[start of Information provided]

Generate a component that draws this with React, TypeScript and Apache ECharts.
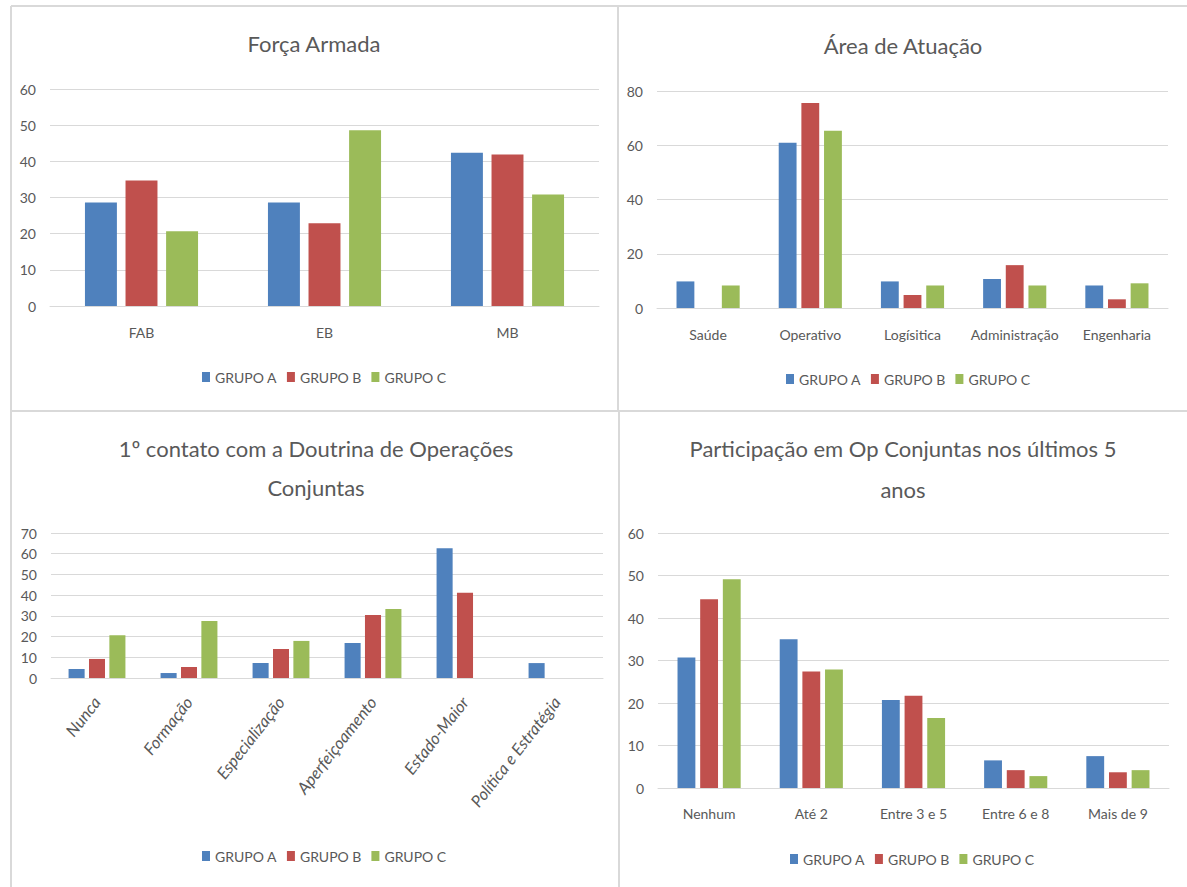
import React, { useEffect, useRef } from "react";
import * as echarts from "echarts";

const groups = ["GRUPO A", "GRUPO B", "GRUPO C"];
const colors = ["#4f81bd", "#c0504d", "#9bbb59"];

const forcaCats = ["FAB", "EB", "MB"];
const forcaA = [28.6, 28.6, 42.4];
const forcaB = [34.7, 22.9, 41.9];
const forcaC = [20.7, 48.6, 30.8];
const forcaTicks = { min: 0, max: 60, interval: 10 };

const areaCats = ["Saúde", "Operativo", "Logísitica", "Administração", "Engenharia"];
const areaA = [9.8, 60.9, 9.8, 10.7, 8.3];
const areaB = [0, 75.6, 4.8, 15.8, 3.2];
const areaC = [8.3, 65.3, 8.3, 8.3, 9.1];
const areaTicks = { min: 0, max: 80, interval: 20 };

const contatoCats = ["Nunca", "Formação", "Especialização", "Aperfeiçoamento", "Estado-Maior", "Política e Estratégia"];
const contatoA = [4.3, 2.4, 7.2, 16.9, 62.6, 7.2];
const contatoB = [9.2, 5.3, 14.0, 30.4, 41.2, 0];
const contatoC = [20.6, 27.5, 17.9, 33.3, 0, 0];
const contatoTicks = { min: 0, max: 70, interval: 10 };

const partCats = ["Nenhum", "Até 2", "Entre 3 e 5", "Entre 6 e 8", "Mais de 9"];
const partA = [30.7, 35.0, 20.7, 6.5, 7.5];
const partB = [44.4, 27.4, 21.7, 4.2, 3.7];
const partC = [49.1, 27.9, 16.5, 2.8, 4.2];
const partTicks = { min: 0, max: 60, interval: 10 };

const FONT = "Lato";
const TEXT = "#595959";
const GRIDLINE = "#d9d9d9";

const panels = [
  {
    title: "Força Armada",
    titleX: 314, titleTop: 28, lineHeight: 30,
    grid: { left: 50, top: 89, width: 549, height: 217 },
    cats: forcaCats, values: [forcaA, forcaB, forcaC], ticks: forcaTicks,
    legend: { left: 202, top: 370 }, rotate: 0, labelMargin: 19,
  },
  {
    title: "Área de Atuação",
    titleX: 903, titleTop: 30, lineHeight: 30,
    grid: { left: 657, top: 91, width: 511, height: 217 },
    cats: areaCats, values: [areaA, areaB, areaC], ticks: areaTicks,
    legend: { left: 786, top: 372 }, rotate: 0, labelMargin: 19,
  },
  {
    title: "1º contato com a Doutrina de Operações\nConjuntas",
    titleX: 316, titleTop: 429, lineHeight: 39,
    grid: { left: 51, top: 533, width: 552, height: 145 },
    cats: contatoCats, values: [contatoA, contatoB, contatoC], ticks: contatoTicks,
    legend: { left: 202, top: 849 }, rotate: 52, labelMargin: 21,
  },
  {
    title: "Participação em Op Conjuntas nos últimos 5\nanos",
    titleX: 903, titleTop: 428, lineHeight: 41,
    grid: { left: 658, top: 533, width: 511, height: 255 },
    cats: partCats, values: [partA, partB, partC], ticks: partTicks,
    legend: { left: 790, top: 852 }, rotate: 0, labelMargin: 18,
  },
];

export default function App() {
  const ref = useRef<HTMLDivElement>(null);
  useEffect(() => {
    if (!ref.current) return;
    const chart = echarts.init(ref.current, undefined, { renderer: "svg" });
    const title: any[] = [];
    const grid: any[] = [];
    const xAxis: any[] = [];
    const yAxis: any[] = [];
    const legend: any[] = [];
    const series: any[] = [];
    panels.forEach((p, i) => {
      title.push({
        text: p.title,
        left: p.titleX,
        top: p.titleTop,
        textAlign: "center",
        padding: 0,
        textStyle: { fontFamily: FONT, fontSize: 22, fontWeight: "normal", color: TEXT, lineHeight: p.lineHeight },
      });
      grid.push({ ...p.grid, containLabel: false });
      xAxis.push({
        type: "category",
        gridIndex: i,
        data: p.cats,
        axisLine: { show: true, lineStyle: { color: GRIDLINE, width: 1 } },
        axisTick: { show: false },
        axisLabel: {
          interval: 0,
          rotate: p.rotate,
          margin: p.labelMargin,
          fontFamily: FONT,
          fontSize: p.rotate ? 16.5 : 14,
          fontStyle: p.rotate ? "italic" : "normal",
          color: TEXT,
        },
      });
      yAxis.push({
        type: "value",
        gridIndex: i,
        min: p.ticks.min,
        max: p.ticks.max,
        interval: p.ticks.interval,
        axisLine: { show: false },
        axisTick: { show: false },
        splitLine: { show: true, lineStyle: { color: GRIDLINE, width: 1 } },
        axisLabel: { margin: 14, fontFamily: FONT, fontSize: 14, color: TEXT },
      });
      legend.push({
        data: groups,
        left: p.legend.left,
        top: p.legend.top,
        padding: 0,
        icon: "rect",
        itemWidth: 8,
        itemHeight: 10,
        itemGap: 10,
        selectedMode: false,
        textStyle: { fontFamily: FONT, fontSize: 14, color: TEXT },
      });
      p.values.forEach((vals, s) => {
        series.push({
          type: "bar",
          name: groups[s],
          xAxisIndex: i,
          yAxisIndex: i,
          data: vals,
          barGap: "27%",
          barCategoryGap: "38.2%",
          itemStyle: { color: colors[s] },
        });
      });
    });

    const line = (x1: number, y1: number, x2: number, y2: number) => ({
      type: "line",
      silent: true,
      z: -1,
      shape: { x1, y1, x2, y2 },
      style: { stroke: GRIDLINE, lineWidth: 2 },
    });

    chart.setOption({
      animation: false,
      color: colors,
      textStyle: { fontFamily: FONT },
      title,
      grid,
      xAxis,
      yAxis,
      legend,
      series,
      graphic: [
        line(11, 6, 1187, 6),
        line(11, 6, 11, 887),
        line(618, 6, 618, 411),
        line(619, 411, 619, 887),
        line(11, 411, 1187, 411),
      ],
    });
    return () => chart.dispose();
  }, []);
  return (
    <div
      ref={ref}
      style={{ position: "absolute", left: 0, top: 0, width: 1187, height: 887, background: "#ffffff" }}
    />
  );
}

[end of Information provided]

Short exercise: Every line above should be returned word for word, with the pictures left behind.

Answer in full:
Generate a component that draws this with React, TypeScript and Apache ECharts.
import React, { useEffect, useRef } from "react";
import * as echarts from "echarts";

const groups = ["GRUPO A", "GRUPO B", "GRUPO C"];
const colors = ["#4f81bd", "#c0504d", "#9bbb59"];

const forcaCats = ["FAB", "EB", "MB"];
const forcaA = [28.6, 28.6, 42.4];
const forcaB = [34.7, 22.9, 41.9];
const forcaC = [20.7, 48.6, 30.8];
const forcaTicks = { min: 0, max: 60, interval: 10 };

const areaCats = ["Saúde", "Operativo", "Logísitica", "Administração", "Engenharia"];
const areaA = [9.8, 60.9, 9.8, 10.7, 8.3];
const areaB = [0, 75.6, 4.8, 15.8, 3.2];
const areaC = [8.3, 65.3, 8.3, 8.3, 9.1];
const areaTicks = { min: 0, max: 80, interval: 20 };

const contatoCats = ["Nunca", "Formação", "Especialização", "Aperfeiçoamento", "Estado-Maior", "Política e Estratégia"];
const contatoA = [4.3, 2.4, 7.2, 16.9, 62.6, 7.2];
const contatoB = [9.2, 5.3, 14.0, 30.4, 41.2, 0];
const contatoC = [20.6, 27.5, 17.9, 33.3, 0, 0];
const contatoTicks = { min: 0, max: 70, interval: 10 };

const partCats = ["Nenhum", "Até 2", "Entre 3 e 5", "Entre 6 e 8", "Mais de 9"];
const partA = [30.7, 35.0, 20.7, 6.5, 7.5];
const partB = [44.4, 27.4, 21.7, 4.2, 3.7];
const partC = [49.1, 27.9, 16.5, 2.8, 4.2];
const partTicks = { min: 0, max: 60, interval: 10 };

const FONT = "Lato";
const TEXT = "#595959";
const GRIDLINE = "#d9d9d9";

const panels = [
  {
    title: "Força Armada",
    titleX: 314, titleTop: 28, lineHeight: 30,
    grid: { left: 50, top: 89, width: 549, height: 217 },
    cats: forcaCats, values: [forcaA, forcaB, forcaC], ticks: forcaTicks,
    legend: { left: 202, top: 370 }, rotate: 0, labelMargin: 19,
  },
  {
    title: "Área de Atuação",
    titleX: 903, titleTop: 30, lineHeight: 30,
    grid: { left: 657, top: 91, width: 511, height: 217 },
    cats: areaCats, values: [areaA, areaB, areaC], ticks: areaTicks,
    legend: { left: 786, top: 372 }, rotate: 0, labelMargin: 19,
  },
  {
    title: "1º contato com a Doutrina de Operações\nConjuntas",
    titleX: 316, titleTop: 429, lineHeight: 39,
    grid: { left: 51, top: 533, width: 552, height: 145 },
    cats: contatoCats, values: [contatoA, contatoB, contatoC], ticks: contatoTicks,
    legend: { left: 202, top: 849 }, rotate: 52, labelMargin: 21,
  },
  {
    title: "Participação em Op Conjuntas nos últimos 5\nanos",
    titleX: 903, titleTop: 428, lineHeight: 41,
    grid: { left: 658, top: 533, width: 511, height: 255 },
    cats: partCats, values: [partA, partB, partC], ticks: partTicks,
    legend: { left: 790, top: 852 }, rotate: 0, labelMargin: 18,
  },
];

export default function App() {
  const ref = useRef<HTMLDivElement>(null);
  useEffect(() => {
    if (!ref.current) return;
    const chart = echarts.init(ref.current, undefined, { renderer: "svg" });
    const title: any[] = [];
    const grid: any[] = [];
    const xAxis: any[] = [];
    const yAxis: any[] = [];
    const legend: any[] = [];
    const series: any[] = [];
    panels.forEach((p, i) => {
      title.push({
        text: p.title,
        left: p.titleX,
        top: p.titleTop,
        textAlign: "center",
        padding: 0,
        textStyle: { fontFamily: FONT, fontSize: 22, fontWeight: "normal", color: TEXT, lineHeight: p.lineHeight },
      });
      grid.push({ ...p.grid, containLabel: false });
      xAxis.push({
        type: "category",
        gridIndex: i,
        data: p.cats,
        axisLine: { show: true, lineStyle: { color: GRIDLINE, width: 1 } },
        axisTick: { show: false },
        axisLabel: {
          interval: 0,
          rotate: p.rotate,
          margin: p.labelMargin,
          fontFamily: FONT,
          fontSize: p.rotate ? 16.5 : 14,
          fontStyle: p.rotate ? "italic" : "normal",
          color: TEXT,
        },
      });
      yAxis.push({
        type: "value",
        gridIndex: i,
        min: p.ticks.min,
        max: p.ticks.max,
        interval: p.ticks.interval,
        axisLine: { show: false },
        axisTick: { show: false },
        splitLine: { show: true, lineStyle: { color: GRIDLINE, width: 1 } },
        axisLabel: { margin: 14, fontFamily: FONT, fontSize: 14, color: TEXT },
      });
      legend.push({
        data: groups,
        left: p.legend.left,
        top: p.legend.top,
        padding: 0,
        icon: "rect",
        itemWidth: 8,
        itemHeight: 10,
        itemGap: 10,
        selectedMode: false,
        textStyle: { fontFamily: FONT, fontSize: 14, color: TEXT },
      });
      p.values.forEach((vals, s) => {
        series.push({
          type: "bar",
          name: groups[s],
          xAxisIndex: i,
          yAxisIndex: i,
          data: vals,
          barGap: "27%",
          barCategoryGap: "38.2%",
          itemStyle: { color: colors[s] },
        });
      });
    });

    const line = (x1: number, y1: number, x2: number, y2: number) => ({
      type: "line",
      silent: true,
      z: -1,
      shape: { x1, y1, x2, y2 },
      style: { stroke: GRIDLINE, lineWidth: 2 },
    });

    chart.setOption({
      animation: false,
      color: colors,
      textStyle: { fontFamily: FONT },
      title,
      grid,
      xAxis,
      yAxis,
      legend,
      series,
      graphic: [
        line(11, 6, 1187, 6),
        line(11, 6, 11, 887),
        line(618, 6, 618, 411),
        line(619, 411, 619, 887),
        line(11, 411, 1187, 411),
      ],
    });
    return () => chart.dispose();
  }, []);
  return (
    <div
      ref={ref}
      style={{ position: "absolute", left: 0, top: 0, width: 1187, height: 887, background: "#ffffff" }}
    />
  );
}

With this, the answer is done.